Anthony Bourdain has been remembered in recent days for his ability to drop into different places all over the world and and take a seat at the locals' table without condescension.
More than a decade ago, the chef, author and television host immersed himself in Beaufort County's Gullah culture, becoming one of numerous celebrities to shine a light on a fading and little known way of life. His visit to St. Helena Island was condensed into a seven-minute segment for the Travel Channel's "No Reservations" episode about Bourdain experiencing South Carolina in 2007.
Bourdain died June 8 at age 61. While his experience in South Carolina will always be tied to his visits to Charleston's celebrated food scene, Bourdain briefly sneaked into the Sea Islands and offered the world a glimpse of Gullah cuisine.
On the show, he launched into a brief overview of Gullah history and dined at St. Helena's Gullah Grub with chef and owner Bill Green because the restaurant "is authentically Gullah as it gets," Bourdain explained on the show.
Before his death, Bourdain had talked to Green about returning, Green said this week.
"He was going to go a little deeper this time," Green said.
Celebrities have found this place in recent years and spotlighted the endangered Gullah-Geechee way of life.

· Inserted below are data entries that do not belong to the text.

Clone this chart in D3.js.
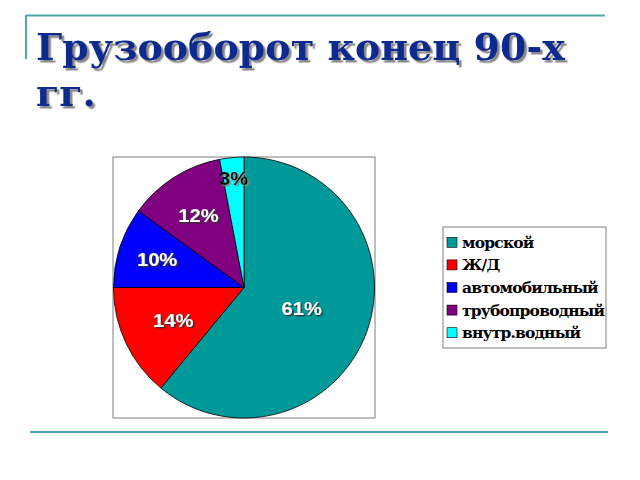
<!DOCTYPE html>
<html>
<head>
<meta charset="utf-8">
<script src="https://cdn.jsdelivr.net/npm/d3@7"></script>
<style>
  body { margin: 0; background: #fff; }
  .serif { font-family: "DejaVu Serif", serif; font-weight: bold; }
  .sans { font-family: "Liberation Sans", Arial, sans-serif; font-weight: bold; }
</style>
</head>
<body>
<svg id="chart"></svg>
<script>
// Data
const categories = ["морской", "Ж/Д", "автомобильный", "трубопроводный", "внутр.водный"];
const shares = [61, 14, 10, 12, 3];
const labels = ["61%", "14%", "10%", "12%", "3%"];
const colors = ["#009999", "#ff0000", "#0000ff", "#800080", "#00ffff"];

let width = 640;
let height = 480;

let svg = d3.select("#chart")
    .attr("width", width)
    .attr("height", height)
    .style("background", "#ffffff");

let defs = svg.append("defs");
defs.append("filter").attr("id", "shadowTitle")
    .append("feDropShadow")
    .attr("dx", 2.5).attr("dy", 2.5).attr("stdDeviation", 0.4)
    .attr("flood-color", "#8a8a8a").attr("flood-opacity", 1);
defs.append("filter").attr("id", "shadowDark")
    .append("feDropShadow")
    .attr("dx", 1.3).attr("dy", 1.3).attr("stdDeviation", 0.3)
    .attr("flood-color", "#333").attr("flood-opacity", 1);
defs.append("filter").attr("id", "shadowLight")
    .append("feDropShadow")
    .attr("dx", 1.3).attr("dy", 1.3).attr("stdDeviation", 0.3)
    .attr("flood-color", "#888").attr("flood-opacity", 1);

// Slide decoration lines
svg.append("line")
    .attr("x1", 26).attr("x2", 605).attr("y1", 15.5).attr("y2", 15.5)
    .attr("stroke", "#4fa8a8").attr("stroke-width", 2);
svg.append("line")
    .attr("x1", 26).attr("x2", 26).attr("y1", 15).attr("y2", 59)
    .attr("stroke", "#4fa8a8").attr("stroke-width", 2);
svg.append("line")
    .attr("x1", 30).attr("x2", 608).attr("y1", 432).attr("y2", 432)
    .attr("stroke", "#4fa8a8").attr("stroke-width", 2);

// Title with shadow
let titleLines = ["Грузооборот конец 90-х", "гг."];
let title = svg.append("g")
    .attr("class", "serif")
    .style("font-size", "38px");
titleLines.forEach((t, i) => {
    title.append("text")
        .attr("x", 36).attr("y", 60 + i * 46)
        .attr("fill", "#0d2b8e")
        .attr("filter", "url(#shadowTitle)")
        .text(t);
});

// Plot area box
let box = { x: 113, y: 157, w: 262, h: 261 };
svg.append("rect")
    .attr("x", box.x).attr("y", box.y)
    .attr("width", box.w).attr("height", box.h)
    .attr("fill", "#fff")
    .attr("stroke", "#7f7f7f");

let cx = box.x + box.w / 2;
let cy = box.y + box.h / 2;
let r = box.h / 2;

let pie = d3.pie().sort(null).value(d => d);
let arcs = pie(shares);

let arc = d3.arc().innerRadius(0).outerRadius(r);

let g = svg.append("g").attr("transform", `translate(${cx},${cy})`);

g.selectAll("path")
    .data(arcs)
    .enter().append("path")
    .attr("d", arc)
    .attr("fill", (d, i) => colors[i])
    .attr("stroke", "#000")
    .attr("stroke-width", 0.8);

// Label distance from centre: smaller slices sit further out
let labelR = d3.scaleLinear()
    .domain([3, 10, 14, 61])
    .range([0.84, 0.7, 0.6, 0.47]);

let lab = g.append("g")
    .attr("class", "sans")
    .style("font-size", "18px")
    .attr("text-anchor", "middle");

arcs.forEach((d, i) => {
    let rr = labelR(d.value) * r;
    let c = d3.arc().innerRadius(rr).outerRadius(rr).centroid(d);
    let dark = d.value < 5;
    lab.append("text")
        .attr("transform", `translate(${c[0]},${c[1]}) scale(1.12,1)`)
        .attr("dy", "0.35em")
        .attr("fill", dark ? "#000" : "#fff")
        .attr("filter", dark ? "url(#shadowLight)" : "url(#shadowDark)")
        .text(labels[i]);
});

// Legend
let legend = svg.append("g").attr("transform", "translate(443,227)");
legend.append("rect")
    .attr("width", 163).attr("height", 121)
    .attr("fill", "#fff")
    .attr("stroke", "#7f7f7f");

let rowY = d3.scaleBand()
    .domain(categories)
    .range([4, 117]);

let items = legend.selectAll(".item")
    .data(categories)
    .enter().append("g")
    .attr("class", "item")
    .attr("transform", d => `translate(0,${rowY(d) + rowY.bandwidth() / 2})`);

items.append("rect")
    .attr("x", 4).attr("y", -5)
    .attr("width", 10).attr("height", 10)
    .attr("fill", (d, i) => colors[i])
    .attr("stroke", "#000")
    .attr("stroke-width", 0.6);

items.append("text")
    .attr("class", "serif")
    .attr("x", 19)
    .attr("dy", "0.35em")
    .style("font-size", "15.5px")
    .attr("letter-spacing", -0.8)
    .attr("fill", "#000")
    .text(d => d);
</script>
</body>
</html>
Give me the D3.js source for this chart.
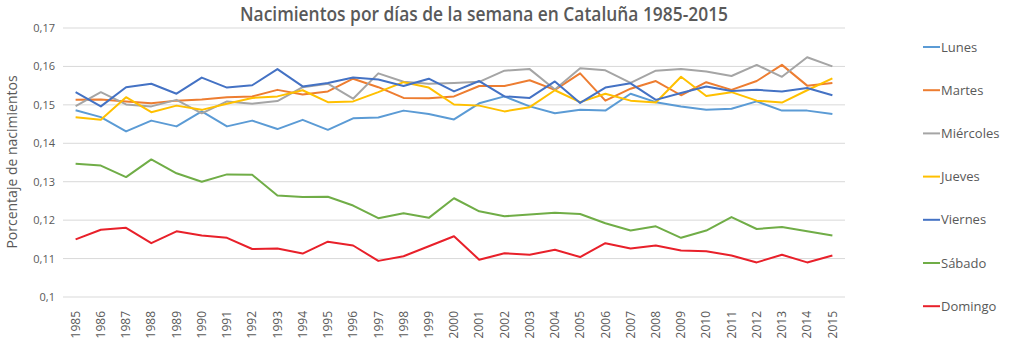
<!DOCTYPE html>
<html lang="es">
<head>
<meta charset="utf-8">
<title>Nacimientos por días de la semana</title>
<script src="https://cdn.jsdelivr.net/npm/d3@7"></script>
<style>
  body { margin: 0; background: #fff; }
  svg text { font-family: "Open Sans", "Noto Sans", sans-serif; fill: #595959; }
</style>
</head>
<body>
<svg id="chart" width="1024" height="348"></svg>
<script>
// data
var years = d3.range(1985, 2016).map(String);
var yTicks = [0.10, 0.11, 0.12, 0.13, 0.14, 0.15, 0.16, 0.17];

var lunes = [0.1486, 0.1468, 0.1431, 0.1459, 0.1444, 0.1483, 0.1444, 0.1459, 0.1437, 0.1461, 0.1435,
  0.1465, 0.1467, 0.1485, 0.1476, 0.1462, 0.1504, 0.1522, 0.1496, 0.1478, 0.1487,
  0.1485, 0.1529, 0.1507, 0.1496, 0.1487, 0.1490, 0.1509, 0.1485, 0.1485, 0.1476];
var martes = [0.1513, 0.1514, 0.1509, 0.1504, 0.1511, 0.1514, 0.1520, 0.1522, 0.1539, 0.1527, 0.1535,
  0.1568, 0.1546, 0.1518, 0.1517, 0.1522, 0.1549, 0.1549, 0.1564, 0.1539, 0.1582,
  0.1511, 0.1542, 0.1562, 0.1525, 0.1559, 0.1539, 0.1562, 0.1604, 0.1550, 0.1557];
var miercoles = [0.1497, 0.1533, 0.1501, 0.1496, 0.1513, 0.1478, 0.1509, 0.1503, 0.1510, 0.1546, 0.1555,
  0.1516, 0.1582, 0.1560, 0.1555, 0.1557, 0.1560, 0.1589, 0.1593, 0.1540, 0.1595,
  0.1590, 0.1557, 0.1589, 0.1593, 0.1587, 0.1575, 0.1604, 0.1573, 0.1624, 0.1600];
var jueves = [0.1468, 0.1461, 0.1520, 0.1481, 0.1498, 0.1487, 0.1503, 0.1518, 0.1522, 0.1538, 0.1507,
  0.1509, 0.1533, 0.1559, 0.1545, 0.1501, 0.1498, 0.1483, 0.1494, 0.1538, 0.1507,
  0.1529, 0.1511, 0.1506, 0.1573, 0.1523, 0.1533, 0.1511, 0.1506, 0.1538, 0.1569];
var viernes = [0.1533, 0.1496, 0.1546, 0.1555, 0.1529, 0.1571, 0.1545, 0.1551, 0.1593, 0.1548, 0.1557,
  0.1571, 0.1566, 0.1549, 0.1568, 0.1535, 0.1562, 0.1522, 0.1518, 0.1561, 0.1505,
  0.1545, 0.1556, 0.1513, 0.1531, 0.1548, 0.1536, 0.1539, 0.1535, 0.1544, 0.1525];
var sabado = [0.1347, 0.1342, 0.1312, 0.1358, 0.1322, 0.1300, 0.1319, 0.1318, 0.1264, 0.1260, 0.1261,
  0.1238, 0.1205, 0.1218, 0.1206, 0.1257, 0.1223, 0.1210, 0.1215, 0.1219, 0.1216,
  0.1192, 0.1173, 0.1184, 0.1154, 0.1173, 0.1208, 0.1177, 0.1182, 0.1171, 0.1160];
var domingo = [0.1150, 0.1175, 0.1180, 0.1140, 0.1171, 0.1160, 0.1154, 0.1125, 0.1126, 0.1113, 0.1144,
  0.1134, 0.1094, 0.1106, 0.1132, 0.1158, 0.1097, 0.1114, 0.1110, 0.1123, 0.1104,
  0.1140, 0.1126, 0.1134, 0.1121, 0.1119, 0.1108, 0.1090, 0.1110, 0.1090, 0.1108];

var seriesNames = ["Lunes", "Martes", "Miércoles", "Jueves", "Viernes", "Sábado", "Domingo"];
var seriesColors = ["#5B9BD5", "#ED7D31", "#A5A5A5", "#FFC000", "#4472C4", "#70AD47", "#E8202A"];
var seriesValues = [lunes, martes, miercoles, jueves, viernes, sabado, domingo];

var series = seriesNames.map(function(name, i) {
  return { name: name, color: seriesColors[i], values: seriesValues[i] };
});

var svg = d3.select("#chart");
var plotLeft = 63, plotRight = 845, plotTop = 28, plotBottom = 297;

var x = d3.scaleBand().domain(years).range([plotLeft, plotRight]);
var y = d3.scaleLinear().domain([0.10, 0.17]).range([plotBottom, plotTop]);

// gridlines
svg.append("g")
  .selectAll("line")
  .data(yTicks)
  .enter().append("line")
  .attr("x1", plotLeft).attr("x2", plotRight)
  .attr("y1", function(d) { return y(d); })
  .attr("y2", function(d) { return y(d); })
  .attr("stroke", "#D9D9D9")
  .attr("stroke-width", 1);

// y axis labels
var yAxis = d3.axisLeft(y)
  .tickValues(yTicks)
  .tickSize(0)
  .tickPadding(8)
  .tickFormat(function(d) { return d3.format(".2~f")(d).replace(".", ","); });

svg.append("g")
  .attr("transform", "translate(" + plotLeft + ",0)")
  .call(yAxis)
  .call(function(g) { g.select(".domain").remove(); })
  .selectAll("text")
  .style("font-family", "'Open Sans', sans-serif")
  .style("font-size", "11px")
  .style("fill", "#595959");

// x axis labels
var xAxis = d3.axisBottom(x).tickSize(0).tickPadding(0);
svg.append("g")
  .attr("transform", "translate(0," + plotBottom + ")")
  .call(xAxis)
  .call(function(g) { g.select(".domain").remove(); })
  .selectAll("text")
  .attr("transform", "rotate(-90)")
  .attr("x", -14)
  .attr("y", 0)
  .attr("dy", "0.35em")
  .style("text-anchor", "end")
  .style("font-family", "'Open Sans', sans-serif")
  .style("font-size", "12px")
  .style("fill", "#595959");

// lines
var line = d3.line()
  .x(function(d, i) { return x(years[i]) + x.bandwidth() / 2; })
  .y(function(d) { return y(d); });

svg.append("g")
  .selectAll("path")
  .data(series)
  .enter().append("path")
  .attr("d", function(d) { return line(d.values); })
  .attr("fill", "none")
  .attr("stroke", function(d) { return d.color; })
  .attr("stroke-width", 2)
  .attr("stroke-linejoin", "round");

// y axis title
svg.append("text")
  .attr("transform", "translate(17,162) rotate(-90)")
  .attr("text-anchor", "middle")
  .style("font-size", "14px")
  .text("Porcentaje de nacimientos");

// title
svg.append("text")
  .attr("x", 484)
  .attr("y", 21)
  .attr("text-anchor", "middle")
  .attr("textLength", 488)
  .attr("lengthAdjust", "spacingAndGlyphs")
  .style("font-size", "19px")
  .style("font-weight", "600")
  .text("Nacimientos por días de la semana en Cataluña 1985-2015");

// legend
var legend = svg.append("g")
  .selectAll("g")
  .data(series)
  .enter().append("g")
  .attr("transform", function(d, i) { return "translate(923," + (47 + i * 43.2) + ")"; });

legend.append("line")
  .attr("x1", 0).attr("x2", 17)
  .attr("stroke", function(d) { return d.color; })
  .attr("stroke-width", 2);

legend.append("text")
  .attr("x", 18)
  .attr("dy", "0.35em")
  .style("font-size", "13px")
  .text(function(d) { return d.name; });
</script>
</body>
</html>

Martha Stewart visited Gullah Grub before Bourdain, comedian Dave Chappelle and actor Norman Reedus stopped by while filming an episode of Reedus' AMC television show Ride with Norman Reedus. And W. Kamau Bell featured nearby Penn Center and Gullah culture on CNN's "United Shades of America" in May.
The attention results in momentary spikes in traffic for Gullah Grub, which despite a location at a prominent St. Helena intersection still sees lulls in traffic.
Signs along Sea Island Parkway in front of Martin Luther King. Jr. Memorial Park advertise St. Helena's upcoming annual Juneteenth celebrating the end of slavery in the United States.
Green's son, William, noted that Gullah Grub would thrive at a more prominent location like Beaufort. But the mission of the restaurant and the family's community farm where they grow the produce for their dishes isn't about building a business.
"It's about way more than that," the son said.
The Greens saw development overcome their native James Island. The family's desire is to raise another generation in the ways of farming and cooking and help preserve St. Helena from the fate of other coastal communities once heavily populated with descendants of West Africa.
"It's pretty much a lost art," Bill Green said while ducking through the front entrance to his restaurant. "The cooking, farming — all of it."
Green's wife, Sara Reynolds Green, operates Marshview Community Organic Farm and with her husband teaches children how to grow and prepare food, using the farm and restaurant as training grounds.
During the spring, children planted tomatoes, squash, green beans and corn and harvested the spring crop including lettuce, beets and collards.
Green's 11-year-old granddaughter, Zariya, has been helping at the farm since she was 4 and quickly moved into the kitchen at the restaurant. She said the classes help teach kids not only traditional methods and ingredients but how to add their own flair to a dish.
A fundraiser for the Gullah cooking school is June 28 at the restaurant, with live music, a packed menu of fried fish, squash casserole and cornbread and a screening of Bourdain's time at Gullah Grub.
In talking of a possible return to St. Helena, the world traveler said wanted to know more about the number of different spices and prolonged cook times in Gullah "smiling and comfort food," Green said.
On "No Reservations," Green served Bourdain she-crab soup and Frogmore stew.
"I would not last long in the Gullah community," Bourdain said jokingly.